Tuesday, December 18, 2012


Saying Goodbye to Endicott
 
This week I finish an 18-month stint at a lovely college on the North Shore. I will fondly remember Endicott as a safe harbor from which I weathered a major career change from diplomat to academic. I learned here (at least a little) about the mysteries of good teaching. I tried on a variety of roles: Professor of American Diplomacy; Professor of U.S. Higher Education; Professor of Modern European Studies. I taught undergraduates and doctoral students.

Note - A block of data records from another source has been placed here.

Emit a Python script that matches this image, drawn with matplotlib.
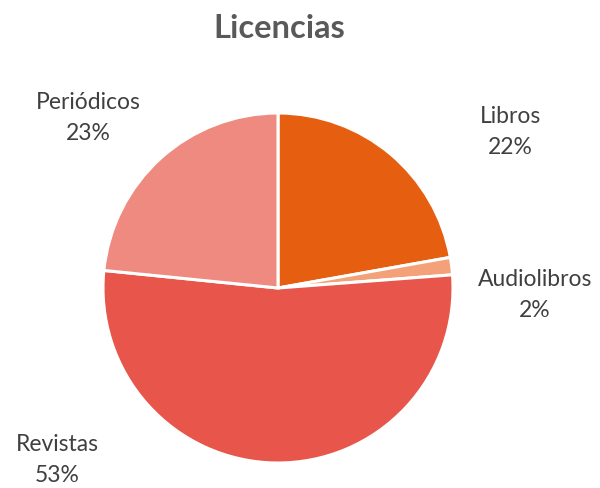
import matplotlib.pyplot as plt

# Licencias por tipo de contenido
categories = ['Libros', 'Audiolibros', 'Revistas', 'Periódicos']
values = [22.2, 1.6, 52.8, 23.4]
pct_labels = ['22%', '2%', '53%', '23%']
colors = ['#E65F10', '#F4A079', '#E8554A', '#EE8A80']

plt.rcParams['font.family'] = ['Lato', 'DejaVu Sans']

fig = plt.figure(figsize=(6, 4.88), dpi=100)
ax = fig.add_axes([0, 0, 1, 1])
ax.set_xlim(0, 600)
ax.set_ylim(0, 488)
ax.set_aspect('equal')
ax.axis('off')

ax.pie(values, colors=colors, startangle=90, counterclock=False,
       center=(278, 200), radius=175,
       wedgeprops=dict(edgecolor='white', linewidth=2.2))
ax.set_xlim(0, 600)
ax.set_ylim(0, 488)

# label positions (pixel-ish, y measured from bottom)
label_pos = [(510, 356), (535, 193), (57, 28), (88, 370)]
for name, pct, (x, y) in zip(categories, pct_labels, label_pos):
    ax.text(x, y, name + '\n' + pct, ha='center', va='center',
            fontsize=16.5, color='#404040', linespacing=1.6)

ax.text(279, 459, 'Licencias', ha='center', va='center',
        fontsize=23.5, fontweight='bold', color='#595959')

fig.savefig('out.png', dpi=100)
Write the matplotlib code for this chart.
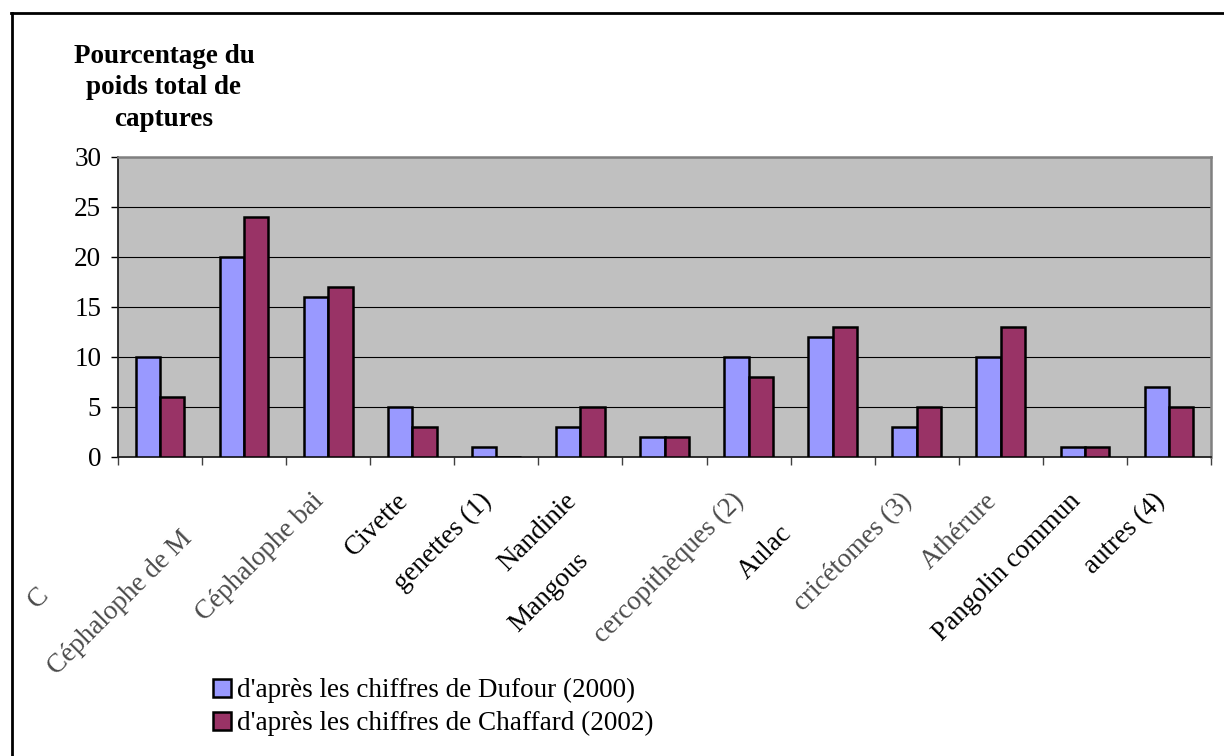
import matplotlib
matplotlib.use('Agg')
import matplotlib.pyplot as plt
import matplotlib.transforms as mtransforms
from matplotlib.lines import Line2D
import numpy as np

plt.rcParams['font.family'] = ['Liberation Serif', 'DejaVu Serif']
plt.rcParams['font.size'] = 19.5

#données
categories = ['C', 'Céphalophe de M', 'Céphalophe bai', 'Civette', 'genettes (1)',
              'Nandinie', 'Mangous', 'cercopithèques (2)', 'Aulac', 'cricétomes (3)',
              'Athérure', 'Pangolin commun', 'autres (4)']
dufour = [10, 20, 16, 5, 1, 3, 2, 10, 12, 3, 10, 1, 7]
chaffard = [6, 24, 17, 3, 0, 5, 2, 8, 13, 5, 13, 1, 5]
series_names = ["d'après les chiffres de Dufour (2000)", "d'après les chiffres de Chaffard (2002)"]
y_ticks = [0, 5, 10, 15, 20, 25, 30]
title = 'Pourcentage du\npoids total de\ncaptures'

fig = plt.figure(figsize=(12.24, 7.56), dpi=100)
ax = fig.add_axes([118/1224, 1-457/756, (1211-118)/1224, 300/756])
ax.set_facecolor('#C0C0C0')

x = np.arange(len(categories)) + 0.5
w = 0.29
b1 = ax.bar(x - w/2, dufour, w, color='#9999FF', edgecolor='black', linewidth=1.8, zorder=3,
            label=series_names[0])
b2 = ax.bar(x + w/2, chaffard, w, color='#993366', edgecolor='black', linewidth=1.8, zorder=3,
            label=series_names[1])

ax.set_xlim(0, len(categories))
ax.set_ylim(0, 30)
ax.set_yticks(y_ticks)
ax.set_xticks(np.arange(len(categories) + 1))
ax.set_xticklabels([])
ax.tick_params(axis='y', direction='out', length=5, width=1, pad=7)
ax.tick_params(axis='x', direction='out', length=5.5, width=1, color='#404040')
ax.yaxis.grid(True, color='black', linewidth=0.8, zorder=1)
ax.set_axisbelow(True)
for s in ['left', 'bottom']:
    ax.spines[s].set_color('#202020')
    ax.spines[s].set_linewidth(1.3)
for s in ['top', 'right']:
    ax.spines[s].set_color('#808080')
    ax.spines[s].set_linewidth(1.8)

#étiquettes inclinées (décalages en pixels)
offsets = [(-115, -135), (-56, -78), (-8, -40), (-8, -40), (-8, -40), (-8, -40), (-80, -100),
           (-8, -40), (-45, -73), (-8, -40), (-8, -40), (-8, -40), (-8, -40)]
blurry = [0, 1, 2, 7, 9, 10]
for i, name in enumerate(categories):
    dx, dy = offsets[i]
    tr = mtransforms.offset_copy(ax.get_xaxis_transform(), fig=fig, x=dx, y=dy, units='dots')
    ax.text(x[i], 0, name, transform=tr, rotation=45, rotation_mode='anchor',
            ha='right', va='center', color='#4a4a4a' if i in blurry else 'black',
            clip_on=False)

fig.text(164/1224, 1-88/756, title, ha='center', va='center', fontweight='bold',
         linespacing=1.32)

fig.legend(handles=[b1, b2], loc='upper left', bbox_to_anchor=(213/1224, 1-678/756),
           frameon=False, borderpad=0, borderaxespad=0, handlelength=0.65, handleheight=0.65,
           handletextpad=0.22, labelspacing=0.3)

#cadre
fig.add_artist(Line2D([11/1224, 1], [1-13/756, 1-13/756], color='black', linewidth=2,
                      transform=fig.transFigure))
fig.add_artist(Line2D([12/1224, 12/1224], [0, 1-13/756], color='black', linewidth=2,
                      transform=fig.transFigure))

plt.savefig('out.png', dpi=100)
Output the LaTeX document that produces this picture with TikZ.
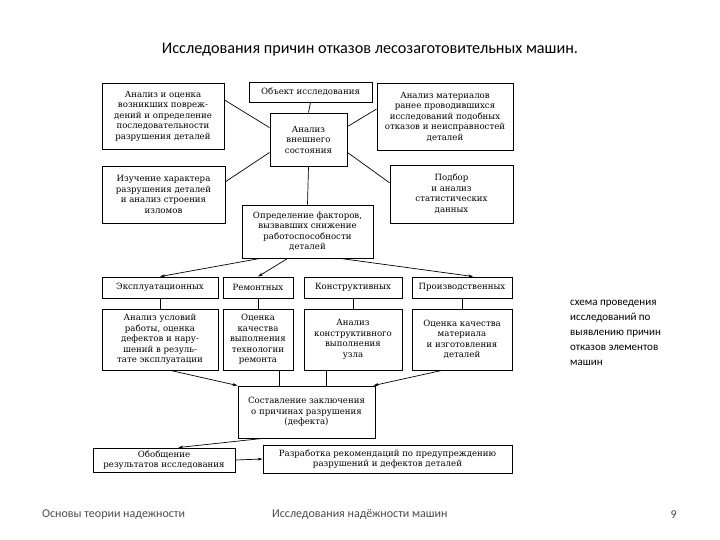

I struggled to understand how technology could/should be incorporated into the classroom, worried about how to grade students' work, and pondered what to do when students simply would not read the magnificent Tony Judt book, Postwar. (OK, it was 945 pages).
 
In between the teaching, I oversaw international programs in Mexico and Madrid and experienced the difficulties of bridging the chasm between undergraduate and graduate programs. I created slide shows and syllabi. I saw organizational management theories unfold before my eyes, and I was dismayed to see that academia struggled with many of the same bad habits that proliferate in government: too many meetings; too many long meetings, and even meetings about meetings.
 
I created the kind of office that lives in every professor's mind. I brought in bookcases from home and spent my first autumn lugging in small parcels of books each day. I hung my degrees, added some maps, and tried to inhabit the role.
 
Alas, Endicott lies 57 miles from my home on the South Shore. While I could mitigate the effects of traffic on the drive in by leaving before dawn, I was often caught in going home traffic that would extend my commute to three hours. Harold's illness was a deciding factor -- I need to work closer to home. Thus I will "transfer" to Northeastern University at the start of the year, and meanwhile I have a few precious days of being between jobs.   

I leave with some small disappointments. Perhaps unrealistically, I had envisioned a new life in which the campus was not only my place of work, but also my playground. I imagined us attending concerts, lectures, dinner parties, and building, over time, an academic life. Subconsciously, I was clearly looking for a home.

But sadly, at this scenic school which boasts three beaches -- I was never once able to get to any of them. Reason enough for moving on.